▸ **EXERCISE OBJECTIVE**:
Gather up the lines with the word "chart" in them.

▸ **RECORDED INFORMATION**:
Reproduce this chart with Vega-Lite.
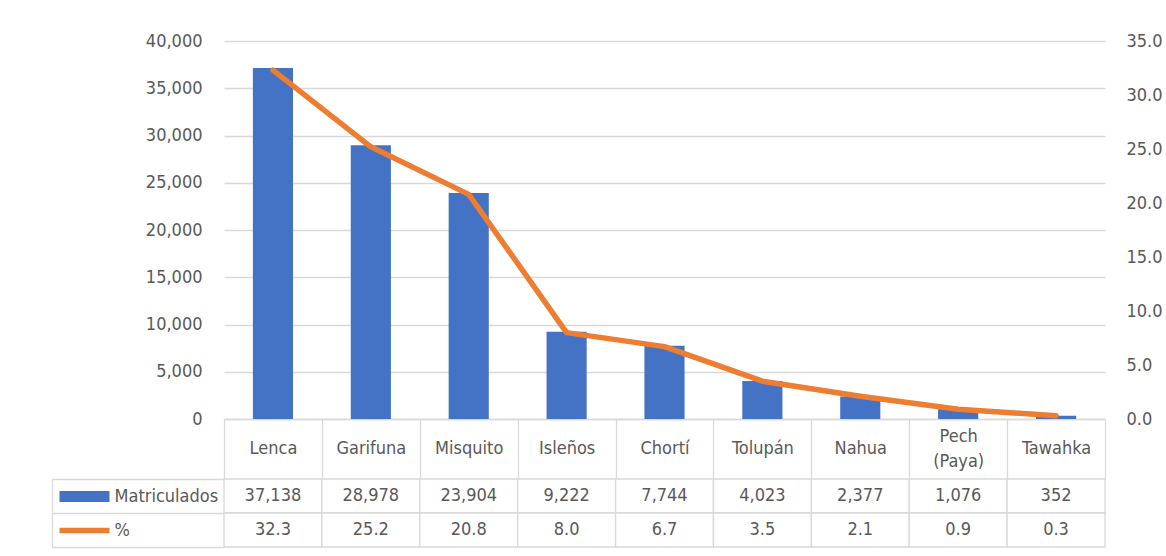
{
  "$schema": "https://vega.github.io/schema/vega-lite/v6.json",
  "padding": {"left": 51, "top": 32, "right": 4, "bottom": 4},
  "background": "white",
  "spacing": 60,
  "bounds": "flush",
  "config": {
    "view": {"stroke": null},
    "font": "DejaVu Sans Condensed, Liberation Sans, sans-serif",
    "axis": {"labelFont": "DejaVu Sans Condensed, Liberation Sans, sans-serif", "labelFontSize": 18, "labelColor": "#595959", "title": null},
    "text": {"font": "DejaVu Sans Condensed, Liberation Sans, sans-serif", "fontSize": 18, "color": "#595959"}
  },
  "data": {
    "values": [
      {"grupo": "Lenca", "Matriculados": 37138, "pct": 32.3},
      {"grupo": "Garifuna", "Matriculados": 28978, "pct": 25.2},
      {"grupo": "Misquito", "Matriculados": 23904, "pct": 20.8},
      {"grupo": "Isleños", "Matriculados": 9222, "pct": 8.0},
      {"grupo": "Chortí", "Matriculados": 7744, "pct": 6.7},
      {"grupo": "Tolupán", "Matriculados": 4023, "pct": 3.5},
      {"grupo": "Nahua", "Matriculados": 2377, "pct": 2.1},
      {"grupo": "Pech (Paya)", "Matriculados": 1076, "pct": 0.9},
      {"grupo": "Tawahka", "Matriculados": 352, "pct": 0.3}
    ]
  },
  "vconcat": [
    {
      "width": 881,
      "height": 378,
      "encoding": {
        "x": {
          "field": "grupo", "type": "nominal", "sort": null,
          "scale": {"paddingInner": 0, "paddingOuter": 0},
          "axis": {
            "orient": "bottom", "title": null,
            "domainColor": "#D9D9D9", "domainWidth": 1.3,
            "tickBand": "extent", "tickSize": 60, "tickColor": "#D9D9D9", "tickWidth": 1.3,
            "labelAngle": 0, "labelBaseline": "middle", "labelLineHeight": 25,
            "labelPadding": {"condition": {"test": "datum.value === 'Pech (Paya)'", "value": -43}, "value": -31},
            "labelExpr": "datum.value === 'Pech (Paya)' ? ['Pech', '(Paya)'] : datum.label",
            "labelOverlap": false, "labelBound": false, "labelFlush": false
          }
        }
      },
      "layer": [
        {
          "mark": {"type": "bar", "color": "#4472C4", "width": {"band": 0.41}},
          "encoding": {
            "y": {
              "field": "Matriculados", "type": "quantitative",
              "scale": {"domain": [0, 40000]},
              "axis": {
                "orient": "left", "title": null,
                "values": [0, 5000, 10000, 15000, 20000, 25000, 30000, 35000, 40000],
                "format": ",d", "domain": false, "ticks": false,
                "grid": true, "gridColor": "#D9D9D9", "gridWidth": 1.3,
                "labelPadding": 22
              }
            }
          }
        },
        {
          "mark": {"type": "line", "color": "#ED7D31", "strokeWidth": 5.5, "interpolate": "linear", "strokeCap": "round", "strokeJoin": "round"},
          "encoding": {
            "y": {
              "field": "pct", "type": "quantitative",
              "scale": {"domain": [0, 35]},
              "axis": {
                "orient": "right", "title": null,
                "values": [0, 5, 10, 15, 20, 25, 30, 35],
                "format": ".1f", "domain": false, "ticks": false, "grid": false,
                "labelPadding": 21
              }
            }
          }
        }
      ],
      "resolve": {"scale": {"y": "independent"}}
    },
    {
      "width": 881,
      "height": 68,
      "transform": [{"fold": ["Matriculados", "pct"], "as": ["fila", "valor"]}],
      "encoding": {
        "x": {
          "field": "grupo", "type": "nominal", "sort": null,
          "scale": {"paddingInner": 0, "paddingOuter": 0},
          "axis": null
        }
      },
      "layer": [
        {
          "mark": {"type": "rect", "fill": "white", "stroke": "#D9D9D9", "strokeWidth": 1.3},
          "encoding": {
            "y": {
              "field": "fila", "type": "nominal",
              "scale": {"domain": ["Matriculados", "pct"], "paddingInner": 0, "paddingOuter": 0},
              "axis": {
                "orient": "left", "title": null, "domain": false, "grid": false,
                "ticks": true, "tickBand": "extent", "tickSize": 172, "tickColor": "#D9D9D9", "tickWidth": 1.3,
                "labelAlign": "left", "labelBaseline": "middle", "labelPadding": -62,
                "labelExpr": "datum.value === 'pct' ? '%' : datum.value"
              }
            }
          }
        },
        {
          "transform": [{"filter": "datum.fila === 'Matriculados'"}],
          "mark": {"type": "text"},
          "encoding": {
            "y": {
              "field": "fila", "type": "nominal",
              "scale": {"domain": ["Matriculados", "pct"], "paddingInner": 0, "paddingOuter": 0},
              "axis": {
                "orient": "left", "title": null, "offset": 115, "domain": false, "grid": false, "labels": false,
                "ticks": true, "tickSize": 50, "tickCap": "butt",
                "tickColor": {"condition": {"test": "datum.value === 'Matriculados'", "value": "#4472C4"}, "value": "#ED7D31"},
                "tickWidth": {"condition": {"test": "datum.value === 'Matriculados'", "value": 11}, "value": 5.5}
              }
            },
            "text": {"field": "valor", "type": "quantitative", "format": ","}
          }
        },
        {
          "transform": [{"filter": "datum.fila === 'pct'"}],
          "mark": {"type": "text"},
          "encoding": {
            "y": {
              "field": "fila", "type": "nominal",
              "scale": {"domain": ["Matriculados", "pct"], "paddingInner": 0, "paddingOuter": 0},
              "axis": {
                "orient": "left", "title": null, "offset": 172, "domain": true, "domainColor": "#D9D9D9", "domainWidth": 1.3,
                "grid": false, "labels": false, "ticks": false
              }
            },
            "text": {"field": "valor", "type": "quantitative", "format": ".1f"}
          }
        }
      ],
      "resolve": {"scale": {"y": "independent"}}
    }
  ]
}
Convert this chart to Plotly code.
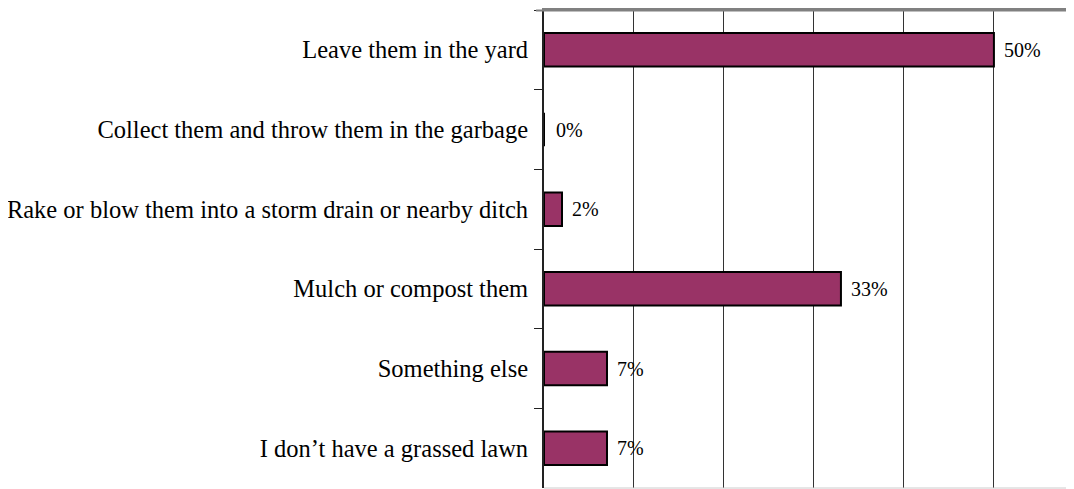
import plotly.graph_objects as go

categories = [
    "Leave them in the yard",
    "Collect them and throw them in the garbage",
    "Rake or blow them into a storm drain or nearby ditch",
    "Mulch or compost them",
    "Something else",
    "I don\u2019t have a grassed lawn",
]
values = [50, 0, 2, 33, 7, 7]
value_labels = ["50%", "0%", "2%", "33%", "7%", "7%"]
x_ticks = [0, 10, 20, 30, 40, 50]

FONT = "Liberation Serif, Times New Roman, serif"

fig = go.Figure()
fig.add_trace(go.Bar(
    y=categories,
    x=values,
    orientation="h",
    width=0.42,
    marker=dict(color="#993366", line=dict(color="#000000", width=2)),
    hoverinfo="skip",
))

for cat, v, lab in zip(categories, values, value_labels):
    fig.add_annotation(
        x=v, y=cat, text=lab, showarrow=False,
        xanchor="left", yanchor="middle", xshift=8 if v > 0 else 10,
        font=dict(family=FONT, size=20, color="#000000"),
    )

# plot-area border lines (top gray, bottom light gray)
fig.add_shape(type="line", xref="paper", yref="paper", x0=-0.015, x1=1, y0=0.999, y1=0.999,
              line=dict(color="#808080", width=2), layer="above")
fig.add_shape(type="line", xref="paper", yref="paper", x0=0, x1=1, y0=0, y1=0,
              line=dict(color="#cccccc", width=1), layer="above")

fig.update_layout(
    width=1066, height=481,
    margin=dict(l=536, r=0, t=2, b=1),
    paper_bgcolor="white", plot_bgcolor="white",
    showlegend=False,
    font=dict(family=FONT, size=24, color="#000000"),
    xaxis=dict(
        range=[0, 58.9],
        side="top",
        tickvals=x_ticks,
        showticklabels=False,
        ticks="",
        showgrid=True, gridcolor="#333333", gridwidth=1,
        zeroline=False,
        showline=True, linecolor="#808080", linewidth=2,
        automargin=False,
        fixedrange=True,
    ),
    yaxis=dict(
        type="category",
        autorange="reversed",
        tickson="boundaries",
        ticks="outside", ticklen=8, tickwidth=1, tickcolor="#222222",
        ticklabelstandoff=9,
        showline=True, linecolor="#222222", linewidth=2,
        showgrid=False,
        automargin=False,
        tickfont=dict(family=FONT, size=24.5, color="#000000"),
        fixedrange=True,
    ),
)

fig.write_html("out.html")
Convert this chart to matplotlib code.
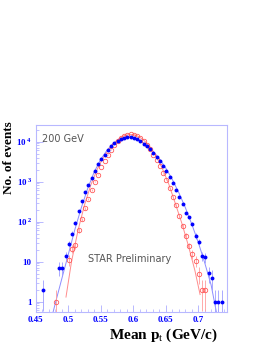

▸ **TASK RESPONSE**:
Reproduce this chart with Vega-Lite.
Convert this chart to Plotly code.
Convert this chart to matplotlib code.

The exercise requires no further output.